Provided records:
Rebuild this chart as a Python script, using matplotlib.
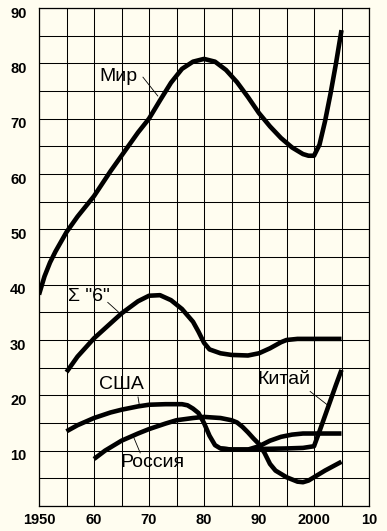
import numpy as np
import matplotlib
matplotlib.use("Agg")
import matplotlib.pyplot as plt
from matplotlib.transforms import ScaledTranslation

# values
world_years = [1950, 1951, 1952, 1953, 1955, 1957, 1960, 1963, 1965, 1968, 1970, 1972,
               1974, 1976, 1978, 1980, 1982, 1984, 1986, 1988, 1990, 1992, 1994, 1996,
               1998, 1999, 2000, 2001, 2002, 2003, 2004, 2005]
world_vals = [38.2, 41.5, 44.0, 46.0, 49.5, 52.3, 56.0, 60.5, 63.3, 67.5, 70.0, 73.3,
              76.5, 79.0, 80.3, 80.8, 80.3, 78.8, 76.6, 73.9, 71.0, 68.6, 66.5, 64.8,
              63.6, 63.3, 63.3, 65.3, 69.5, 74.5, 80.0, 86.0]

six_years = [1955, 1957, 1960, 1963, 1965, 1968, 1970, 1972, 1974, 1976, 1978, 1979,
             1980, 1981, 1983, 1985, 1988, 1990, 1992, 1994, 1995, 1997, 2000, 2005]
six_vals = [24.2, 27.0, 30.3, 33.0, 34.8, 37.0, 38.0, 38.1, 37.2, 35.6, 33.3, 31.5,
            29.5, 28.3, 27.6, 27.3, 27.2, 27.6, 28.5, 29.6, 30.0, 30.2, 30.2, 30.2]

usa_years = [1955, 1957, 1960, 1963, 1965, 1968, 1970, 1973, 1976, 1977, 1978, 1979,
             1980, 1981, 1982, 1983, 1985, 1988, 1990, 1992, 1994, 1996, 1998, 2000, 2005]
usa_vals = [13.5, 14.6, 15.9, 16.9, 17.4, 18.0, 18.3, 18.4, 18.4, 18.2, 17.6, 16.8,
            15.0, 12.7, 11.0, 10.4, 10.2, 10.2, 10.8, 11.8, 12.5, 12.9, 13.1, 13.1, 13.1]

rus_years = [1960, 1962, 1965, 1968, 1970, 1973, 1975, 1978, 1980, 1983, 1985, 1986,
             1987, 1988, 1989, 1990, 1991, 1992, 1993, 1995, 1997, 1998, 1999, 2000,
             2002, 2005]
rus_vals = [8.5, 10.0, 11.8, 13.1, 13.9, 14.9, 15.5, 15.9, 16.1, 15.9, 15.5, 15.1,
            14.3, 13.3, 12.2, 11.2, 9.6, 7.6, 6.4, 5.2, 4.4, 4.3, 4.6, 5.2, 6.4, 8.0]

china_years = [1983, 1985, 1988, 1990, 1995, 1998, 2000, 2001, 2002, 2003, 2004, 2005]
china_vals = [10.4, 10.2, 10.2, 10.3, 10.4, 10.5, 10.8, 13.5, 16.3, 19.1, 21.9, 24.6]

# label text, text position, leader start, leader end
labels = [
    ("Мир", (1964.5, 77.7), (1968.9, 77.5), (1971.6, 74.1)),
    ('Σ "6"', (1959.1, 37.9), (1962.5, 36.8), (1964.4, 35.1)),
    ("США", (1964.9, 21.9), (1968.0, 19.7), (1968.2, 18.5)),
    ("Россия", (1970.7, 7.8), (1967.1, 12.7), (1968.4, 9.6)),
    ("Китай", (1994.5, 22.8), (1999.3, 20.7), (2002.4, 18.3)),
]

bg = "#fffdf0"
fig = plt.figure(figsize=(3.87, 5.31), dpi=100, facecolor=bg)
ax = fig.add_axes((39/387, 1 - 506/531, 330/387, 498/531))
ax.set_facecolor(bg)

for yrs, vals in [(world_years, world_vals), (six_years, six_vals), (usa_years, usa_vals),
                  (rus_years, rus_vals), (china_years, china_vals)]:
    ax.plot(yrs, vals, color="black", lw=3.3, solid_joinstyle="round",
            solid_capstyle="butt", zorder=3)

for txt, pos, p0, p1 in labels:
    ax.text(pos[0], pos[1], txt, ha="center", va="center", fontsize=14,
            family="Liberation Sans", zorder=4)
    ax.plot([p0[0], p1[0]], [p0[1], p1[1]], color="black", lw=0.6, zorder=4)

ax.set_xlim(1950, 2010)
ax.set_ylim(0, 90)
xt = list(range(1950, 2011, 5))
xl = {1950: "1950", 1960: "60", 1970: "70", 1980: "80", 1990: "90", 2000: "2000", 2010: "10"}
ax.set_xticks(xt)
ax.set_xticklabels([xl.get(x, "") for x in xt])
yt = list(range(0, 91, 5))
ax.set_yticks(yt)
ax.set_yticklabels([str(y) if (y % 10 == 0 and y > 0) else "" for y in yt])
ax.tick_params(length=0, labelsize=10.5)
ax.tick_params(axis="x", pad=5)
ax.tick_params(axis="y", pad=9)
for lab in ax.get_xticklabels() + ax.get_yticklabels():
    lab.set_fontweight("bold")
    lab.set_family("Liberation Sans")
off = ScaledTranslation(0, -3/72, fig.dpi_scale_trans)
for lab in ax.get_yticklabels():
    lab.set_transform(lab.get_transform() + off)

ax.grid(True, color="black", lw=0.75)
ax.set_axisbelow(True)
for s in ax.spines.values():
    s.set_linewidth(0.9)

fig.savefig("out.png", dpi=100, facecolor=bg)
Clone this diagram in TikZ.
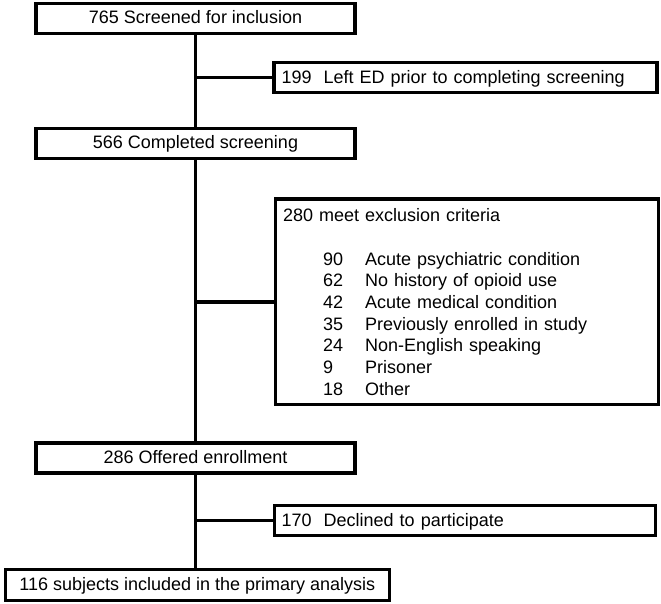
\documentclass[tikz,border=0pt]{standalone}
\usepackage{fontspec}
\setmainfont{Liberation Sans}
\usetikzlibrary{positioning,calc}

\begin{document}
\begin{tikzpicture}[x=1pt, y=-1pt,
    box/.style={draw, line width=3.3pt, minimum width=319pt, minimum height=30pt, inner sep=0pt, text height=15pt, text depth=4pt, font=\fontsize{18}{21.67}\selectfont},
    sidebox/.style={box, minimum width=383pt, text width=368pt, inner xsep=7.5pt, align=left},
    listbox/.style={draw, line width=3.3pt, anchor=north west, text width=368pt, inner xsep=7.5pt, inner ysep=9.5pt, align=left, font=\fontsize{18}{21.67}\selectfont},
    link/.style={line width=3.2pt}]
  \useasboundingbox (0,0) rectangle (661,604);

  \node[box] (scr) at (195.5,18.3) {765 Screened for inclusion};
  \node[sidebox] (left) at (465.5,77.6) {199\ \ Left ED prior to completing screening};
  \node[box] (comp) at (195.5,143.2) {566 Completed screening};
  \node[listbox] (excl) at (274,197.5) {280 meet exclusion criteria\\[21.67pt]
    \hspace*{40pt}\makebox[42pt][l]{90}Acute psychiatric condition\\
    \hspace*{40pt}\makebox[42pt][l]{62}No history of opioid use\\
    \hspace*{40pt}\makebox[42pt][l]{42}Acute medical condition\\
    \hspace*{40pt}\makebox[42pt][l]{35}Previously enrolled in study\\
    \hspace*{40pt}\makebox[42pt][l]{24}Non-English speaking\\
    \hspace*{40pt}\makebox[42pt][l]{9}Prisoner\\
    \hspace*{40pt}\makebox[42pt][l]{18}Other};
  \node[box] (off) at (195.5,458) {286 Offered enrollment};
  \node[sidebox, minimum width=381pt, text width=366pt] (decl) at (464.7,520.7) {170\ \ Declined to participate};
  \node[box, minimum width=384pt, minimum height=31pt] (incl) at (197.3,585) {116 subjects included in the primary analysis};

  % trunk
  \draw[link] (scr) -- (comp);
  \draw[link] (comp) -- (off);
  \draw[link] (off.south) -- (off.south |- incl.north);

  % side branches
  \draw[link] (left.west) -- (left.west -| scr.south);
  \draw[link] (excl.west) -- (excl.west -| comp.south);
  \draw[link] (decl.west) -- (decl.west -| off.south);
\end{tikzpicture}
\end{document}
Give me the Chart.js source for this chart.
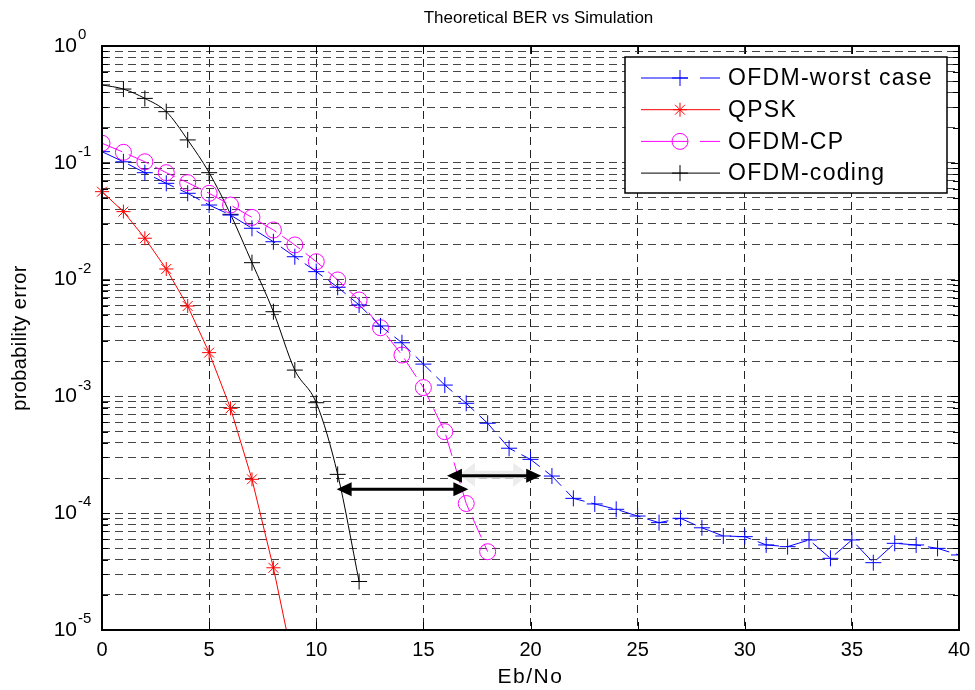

Work to do:
Repeat the listing above exactly from its first line to the line containing "from matplotlib.transforms import", both included, and omit the pictures.

Answer to this problem:
Rebuild this chart as a Python script, using matplotlib.
import numpy as np
import matplotlib
matplotlib.use("Agg")
import matplotlib.pyplot as plt
from matplotlib.transforms import ScaledTranslation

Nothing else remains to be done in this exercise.